-------- Given records --------

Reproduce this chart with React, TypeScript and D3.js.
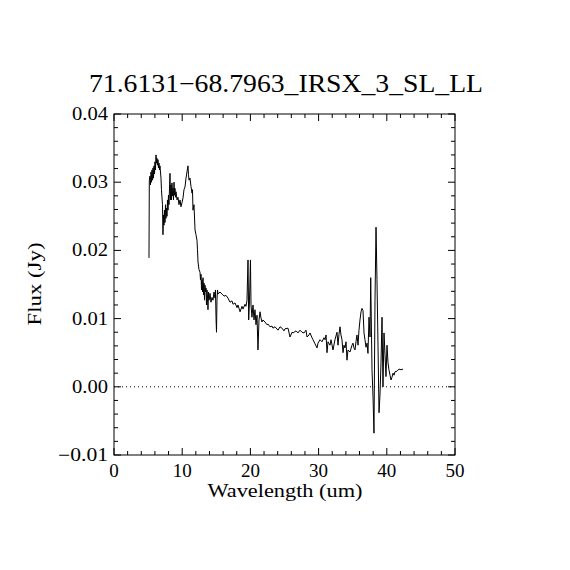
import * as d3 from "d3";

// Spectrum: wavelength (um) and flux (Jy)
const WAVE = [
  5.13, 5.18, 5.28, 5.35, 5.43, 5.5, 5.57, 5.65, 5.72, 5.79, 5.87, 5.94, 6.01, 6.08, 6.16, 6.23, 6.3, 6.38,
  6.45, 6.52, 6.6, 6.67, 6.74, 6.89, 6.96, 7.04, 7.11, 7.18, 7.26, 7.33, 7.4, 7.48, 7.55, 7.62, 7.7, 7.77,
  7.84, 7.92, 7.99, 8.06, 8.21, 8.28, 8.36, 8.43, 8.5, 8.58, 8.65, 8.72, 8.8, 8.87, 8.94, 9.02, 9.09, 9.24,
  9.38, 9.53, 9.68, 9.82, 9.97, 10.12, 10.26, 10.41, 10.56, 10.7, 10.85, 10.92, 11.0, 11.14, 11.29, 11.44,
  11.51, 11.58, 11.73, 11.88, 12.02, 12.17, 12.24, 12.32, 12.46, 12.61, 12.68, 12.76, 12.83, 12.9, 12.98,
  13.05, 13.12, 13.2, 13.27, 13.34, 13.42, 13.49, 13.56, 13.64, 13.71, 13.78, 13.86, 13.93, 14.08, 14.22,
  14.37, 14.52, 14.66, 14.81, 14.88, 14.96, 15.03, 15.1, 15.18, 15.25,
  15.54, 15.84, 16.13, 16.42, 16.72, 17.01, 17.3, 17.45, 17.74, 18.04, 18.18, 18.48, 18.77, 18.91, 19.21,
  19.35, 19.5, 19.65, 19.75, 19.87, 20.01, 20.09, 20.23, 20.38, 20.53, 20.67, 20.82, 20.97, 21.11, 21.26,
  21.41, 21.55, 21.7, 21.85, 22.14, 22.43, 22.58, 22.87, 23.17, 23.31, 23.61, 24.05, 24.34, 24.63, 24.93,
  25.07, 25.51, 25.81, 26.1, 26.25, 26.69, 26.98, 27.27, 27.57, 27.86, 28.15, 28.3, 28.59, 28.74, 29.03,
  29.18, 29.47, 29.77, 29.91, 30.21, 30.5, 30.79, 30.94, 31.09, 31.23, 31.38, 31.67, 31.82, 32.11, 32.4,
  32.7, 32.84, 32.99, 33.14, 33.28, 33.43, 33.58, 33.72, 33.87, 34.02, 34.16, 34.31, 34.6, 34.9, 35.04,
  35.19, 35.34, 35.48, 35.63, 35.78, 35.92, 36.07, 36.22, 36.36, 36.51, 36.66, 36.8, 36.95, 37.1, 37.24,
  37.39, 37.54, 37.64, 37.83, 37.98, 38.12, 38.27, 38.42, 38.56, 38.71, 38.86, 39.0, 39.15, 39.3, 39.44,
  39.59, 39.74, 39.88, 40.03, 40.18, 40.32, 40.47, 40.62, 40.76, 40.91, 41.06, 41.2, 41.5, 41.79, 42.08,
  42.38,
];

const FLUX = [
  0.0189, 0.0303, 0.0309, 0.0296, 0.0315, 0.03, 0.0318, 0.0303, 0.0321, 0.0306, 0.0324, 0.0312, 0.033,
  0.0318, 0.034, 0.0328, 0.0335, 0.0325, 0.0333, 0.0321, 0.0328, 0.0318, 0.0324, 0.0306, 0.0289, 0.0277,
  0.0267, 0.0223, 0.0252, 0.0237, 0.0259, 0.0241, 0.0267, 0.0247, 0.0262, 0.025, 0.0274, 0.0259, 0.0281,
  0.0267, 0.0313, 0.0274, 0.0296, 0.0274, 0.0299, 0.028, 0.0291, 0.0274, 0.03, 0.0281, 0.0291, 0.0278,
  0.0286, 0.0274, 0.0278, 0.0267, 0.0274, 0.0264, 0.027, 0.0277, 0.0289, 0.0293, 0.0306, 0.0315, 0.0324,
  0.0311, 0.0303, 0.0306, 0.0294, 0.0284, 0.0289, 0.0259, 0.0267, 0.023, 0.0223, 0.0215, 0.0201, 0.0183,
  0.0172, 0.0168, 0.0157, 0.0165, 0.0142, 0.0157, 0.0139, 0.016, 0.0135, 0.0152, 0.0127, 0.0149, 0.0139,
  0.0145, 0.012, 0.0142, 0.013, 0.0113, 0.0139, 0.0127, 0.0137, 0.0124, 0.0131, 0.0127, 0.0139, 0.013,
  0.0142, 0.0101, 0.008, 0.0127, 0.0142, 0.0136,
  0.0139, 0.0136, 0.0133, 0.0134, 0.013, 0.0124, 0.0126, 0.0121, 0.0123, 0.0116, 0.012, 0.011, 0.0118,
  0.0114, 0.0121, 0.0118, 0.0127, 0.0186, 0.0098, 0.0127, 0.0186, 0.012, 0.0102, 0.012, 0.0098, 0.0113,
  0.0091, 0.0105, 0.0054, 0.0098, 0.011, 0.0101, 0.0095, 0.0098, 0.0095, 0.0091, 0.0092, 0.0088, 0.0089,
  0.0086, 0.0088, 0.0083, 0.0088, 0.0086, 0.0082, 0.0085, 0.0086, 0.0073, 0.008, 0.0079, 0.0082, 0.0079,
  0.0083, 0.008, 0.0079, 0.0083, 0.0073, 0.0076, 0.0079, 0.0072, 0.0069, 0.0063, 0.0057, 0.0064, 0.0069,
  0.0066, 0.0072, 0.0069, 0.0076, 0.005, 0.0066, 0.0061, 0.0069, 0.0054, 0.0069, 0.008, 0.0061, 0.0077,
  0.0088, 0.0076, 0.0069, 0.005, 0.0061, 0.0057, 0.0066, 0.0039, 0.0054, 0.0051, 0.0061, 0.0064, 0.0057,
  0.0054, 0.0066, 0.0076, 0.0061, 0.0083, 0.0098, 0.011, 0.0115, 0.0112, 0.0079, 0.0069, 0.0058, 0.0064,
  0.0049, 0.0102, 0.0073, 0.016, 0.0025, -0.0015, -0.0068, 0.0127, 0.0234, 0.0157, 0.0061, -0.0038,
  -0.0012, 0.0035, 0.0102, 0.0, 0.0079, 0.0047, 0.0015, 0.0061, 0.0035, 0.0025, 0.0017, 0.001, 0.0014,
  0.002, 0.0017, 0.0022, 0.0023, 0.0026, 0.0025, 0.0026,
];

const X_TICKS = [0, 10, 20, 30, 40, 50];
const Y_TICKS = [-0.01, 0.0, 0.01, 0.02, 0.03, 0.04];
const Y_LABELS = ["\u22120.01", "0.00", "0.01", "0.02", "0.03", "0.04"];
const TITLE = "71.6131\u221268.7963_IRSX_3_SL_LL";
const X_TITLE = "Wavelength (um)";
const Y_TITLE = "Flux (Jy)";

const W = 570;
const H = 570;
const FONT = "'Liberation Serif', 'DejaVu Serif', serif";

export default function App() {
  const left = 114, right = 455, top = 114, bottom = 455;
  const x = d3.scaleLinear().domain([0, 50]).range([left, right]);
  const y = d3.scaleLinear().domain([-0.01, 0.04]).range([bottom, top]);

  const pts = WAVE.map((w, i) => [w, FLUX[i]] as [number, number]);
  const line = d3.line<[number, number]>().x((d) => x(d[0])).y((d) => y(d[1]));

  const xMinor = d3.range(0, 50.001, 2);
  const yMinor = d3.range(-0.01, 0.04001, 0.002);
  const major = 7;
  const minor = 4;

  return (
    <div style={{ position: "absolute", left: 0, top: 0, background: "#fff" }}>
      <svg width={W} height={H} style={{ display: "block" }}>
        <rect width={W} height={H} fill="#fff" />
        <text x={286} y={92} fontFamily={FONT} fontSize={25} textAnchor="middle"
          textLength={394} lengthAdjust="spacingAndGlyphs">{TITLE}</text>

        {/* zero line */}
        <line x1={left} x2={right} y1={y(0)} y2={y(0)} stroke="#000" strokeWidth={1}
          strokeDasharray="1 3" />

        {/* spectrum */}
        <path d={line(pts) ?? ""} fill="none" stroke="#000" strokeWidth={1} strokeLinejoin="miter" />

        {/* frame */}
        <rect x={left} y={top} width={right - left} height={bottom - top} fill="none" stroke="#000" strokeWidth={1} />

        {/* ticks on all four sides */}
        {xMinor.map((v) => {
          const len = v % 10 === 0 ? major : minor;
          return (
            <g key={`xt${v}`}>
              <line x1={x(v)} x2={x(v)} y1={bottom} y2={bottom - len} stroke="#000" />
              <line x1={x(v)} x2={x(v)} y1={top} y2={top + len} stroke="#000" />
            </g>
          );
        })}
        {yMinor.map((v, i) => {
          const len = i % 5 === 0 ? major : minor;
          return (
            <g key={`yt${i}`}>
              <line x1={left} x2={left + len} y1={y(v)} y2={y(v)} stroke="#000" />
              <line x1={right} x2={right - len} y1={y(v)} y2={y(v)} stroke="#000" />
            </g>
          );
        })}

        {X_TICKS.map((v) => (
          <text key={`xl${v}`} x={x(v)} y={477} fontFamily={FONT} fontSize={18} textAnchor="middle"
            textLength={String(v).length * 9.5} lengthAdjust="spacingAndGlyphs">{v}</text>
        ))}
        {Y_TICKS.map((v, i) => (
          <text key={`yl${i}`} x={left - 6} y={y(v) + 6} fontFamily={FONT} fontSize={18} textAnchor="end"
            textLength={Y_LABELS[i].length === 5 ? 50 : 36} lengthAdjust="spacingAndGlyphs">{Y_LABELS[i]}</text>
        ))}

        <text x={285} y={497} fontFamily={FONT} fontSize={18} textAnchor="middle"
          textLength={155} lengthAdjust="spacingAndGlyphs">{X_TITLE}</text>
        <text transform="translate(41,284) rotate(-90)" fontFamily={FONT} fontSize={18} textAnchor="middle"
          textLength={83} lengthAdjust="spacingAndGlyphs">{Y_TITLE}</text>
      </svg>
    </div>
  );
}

--------
-------- Given records --------

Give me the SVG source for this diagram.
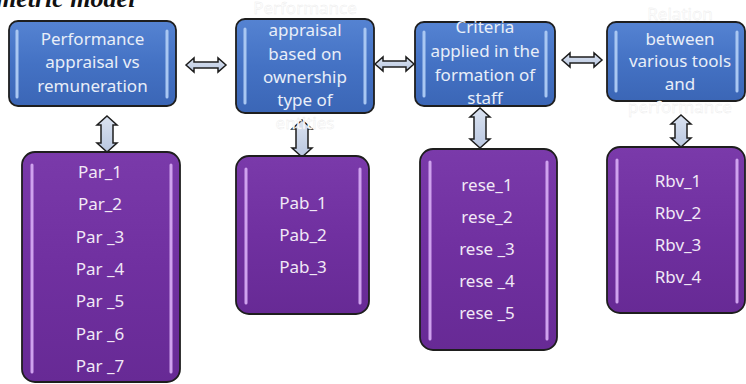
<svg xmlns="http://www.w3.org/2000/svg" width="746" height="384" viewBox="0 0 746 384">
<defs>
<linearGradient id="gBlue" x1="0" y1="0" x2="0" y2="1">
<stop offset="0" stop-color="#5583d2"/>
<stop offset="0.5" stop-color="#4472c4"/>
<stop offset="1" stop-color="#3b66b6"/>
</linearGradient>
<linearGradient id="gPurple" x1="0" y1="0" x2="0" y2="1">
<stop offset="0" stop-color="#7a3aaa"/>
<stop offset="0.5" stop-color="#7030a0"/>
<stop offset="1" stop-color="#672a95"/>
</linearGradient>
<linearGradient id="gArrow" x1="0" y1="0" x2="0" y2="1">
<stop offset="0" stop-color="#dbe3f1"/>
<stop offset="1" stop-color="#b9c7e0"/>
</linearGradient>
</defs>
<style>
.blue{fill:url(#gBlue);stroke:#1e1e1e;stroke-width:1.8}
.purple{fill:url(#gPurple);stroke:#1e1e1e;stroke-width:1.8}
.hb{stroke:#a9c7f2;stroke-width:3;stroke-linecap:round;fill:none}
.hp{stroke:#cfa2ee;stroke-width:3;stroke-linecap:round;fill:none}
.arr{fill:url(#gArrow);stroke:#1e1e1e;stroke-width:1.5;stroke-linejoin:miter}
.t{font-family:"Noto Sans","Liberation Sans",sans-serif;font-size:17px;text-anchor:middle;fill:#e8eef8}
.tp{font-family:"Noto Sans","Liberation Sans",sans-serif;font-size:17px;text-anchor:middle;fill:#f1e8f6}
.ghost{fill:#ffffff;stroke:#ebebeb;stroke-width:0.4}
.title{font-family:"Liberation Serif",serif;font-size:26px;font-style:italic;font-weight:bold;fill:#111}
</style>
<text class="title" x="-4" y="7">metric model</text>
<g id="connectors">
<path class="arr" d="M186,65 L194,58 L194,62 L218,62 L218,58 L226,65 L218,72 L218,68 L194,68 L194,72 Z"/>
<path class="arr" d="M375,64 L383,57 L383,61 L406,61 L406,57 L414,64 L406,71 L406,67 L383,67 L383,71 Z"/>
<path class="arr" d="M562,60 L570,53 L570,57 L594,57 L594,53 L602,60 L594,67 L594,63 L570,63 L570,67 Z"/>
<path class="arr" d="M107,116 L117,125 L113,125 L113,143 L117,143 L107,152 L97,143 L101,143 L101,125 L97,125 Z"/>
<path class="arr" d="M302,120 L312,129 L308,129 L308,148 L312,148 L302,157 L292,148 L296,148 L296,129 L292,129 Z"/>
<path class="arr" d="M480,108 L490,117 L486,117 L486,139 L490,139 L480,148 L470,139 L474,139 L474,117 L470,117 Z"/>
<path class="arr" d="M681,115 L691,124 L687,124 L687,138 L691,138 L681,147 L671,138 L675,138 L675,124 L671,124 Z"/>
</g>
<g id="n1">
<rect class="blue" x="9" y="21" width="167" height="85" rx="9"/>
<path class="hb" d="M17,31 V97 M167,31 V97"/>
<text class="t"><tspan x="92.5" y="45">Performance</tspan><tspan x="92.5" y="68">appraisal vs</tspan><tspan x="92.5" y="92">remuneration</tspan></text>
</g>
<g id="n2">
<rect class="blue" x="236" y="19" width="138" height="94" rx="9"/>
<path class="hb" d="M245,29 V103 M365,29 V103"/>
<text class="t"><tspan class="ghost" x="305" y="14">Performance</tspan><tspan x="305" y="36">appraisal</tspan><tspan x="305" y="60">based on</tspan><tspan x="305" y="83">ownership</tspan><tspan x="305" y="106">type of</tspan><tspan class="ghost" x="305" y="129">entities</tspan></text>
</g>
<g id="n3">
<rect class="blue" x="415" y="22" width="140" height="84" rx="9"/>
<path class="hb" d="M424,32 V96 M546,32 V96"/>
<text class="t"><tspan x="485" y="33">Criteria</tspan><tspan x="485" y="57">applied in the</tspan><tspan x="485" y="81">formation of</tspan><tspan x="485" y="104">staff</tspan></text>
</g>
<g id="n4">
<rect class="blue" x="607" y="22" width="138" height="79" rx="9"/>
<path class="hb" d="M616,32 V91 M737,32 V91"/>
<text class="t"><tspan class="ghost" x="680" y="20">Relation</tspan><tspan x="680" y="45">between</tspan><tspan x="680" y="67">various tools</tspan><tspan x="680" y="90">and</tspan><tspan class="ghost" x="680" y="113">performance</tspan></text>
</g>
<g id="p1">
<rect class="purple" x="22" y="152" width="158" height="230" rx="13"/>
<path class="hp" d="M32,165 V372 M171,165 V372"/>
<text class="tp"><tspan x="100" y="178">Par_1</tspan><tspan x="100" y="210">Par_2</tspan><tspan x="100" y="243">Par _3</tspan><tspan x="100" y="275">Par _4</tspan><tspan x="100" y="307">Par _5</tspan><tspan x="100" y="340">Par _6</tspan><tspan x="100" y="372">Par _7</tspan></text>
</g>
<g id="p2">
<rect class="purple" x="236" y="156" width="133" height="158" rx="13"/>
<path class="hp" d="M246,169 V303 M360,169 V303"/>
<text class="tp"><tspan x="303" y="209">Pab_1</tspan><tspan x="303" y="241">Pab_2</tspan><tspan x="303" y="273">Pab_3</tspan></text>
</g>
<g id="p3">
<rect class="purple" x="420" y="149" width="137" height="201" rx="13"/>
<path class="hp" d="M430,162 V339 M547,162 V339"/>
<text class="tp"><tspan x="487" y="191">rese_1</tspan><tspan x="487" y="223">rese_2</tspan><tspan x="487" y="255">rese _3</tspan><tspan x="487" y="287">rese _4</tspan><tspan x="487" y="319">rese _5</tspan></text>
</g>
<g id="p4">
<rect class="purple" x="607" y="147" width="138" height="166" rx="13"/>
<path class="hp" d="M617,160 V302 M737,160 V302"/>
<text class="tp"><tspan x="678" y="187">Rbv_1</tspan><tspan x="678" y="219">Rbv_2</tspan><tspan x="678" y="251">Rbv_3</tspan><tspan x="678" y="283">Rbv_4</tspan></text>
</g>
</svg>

--------

List all lines from the entries that include the word "this".

Reproduce this chart with React, TypeScript and D3.js.
Give me the SVG source for this diagram.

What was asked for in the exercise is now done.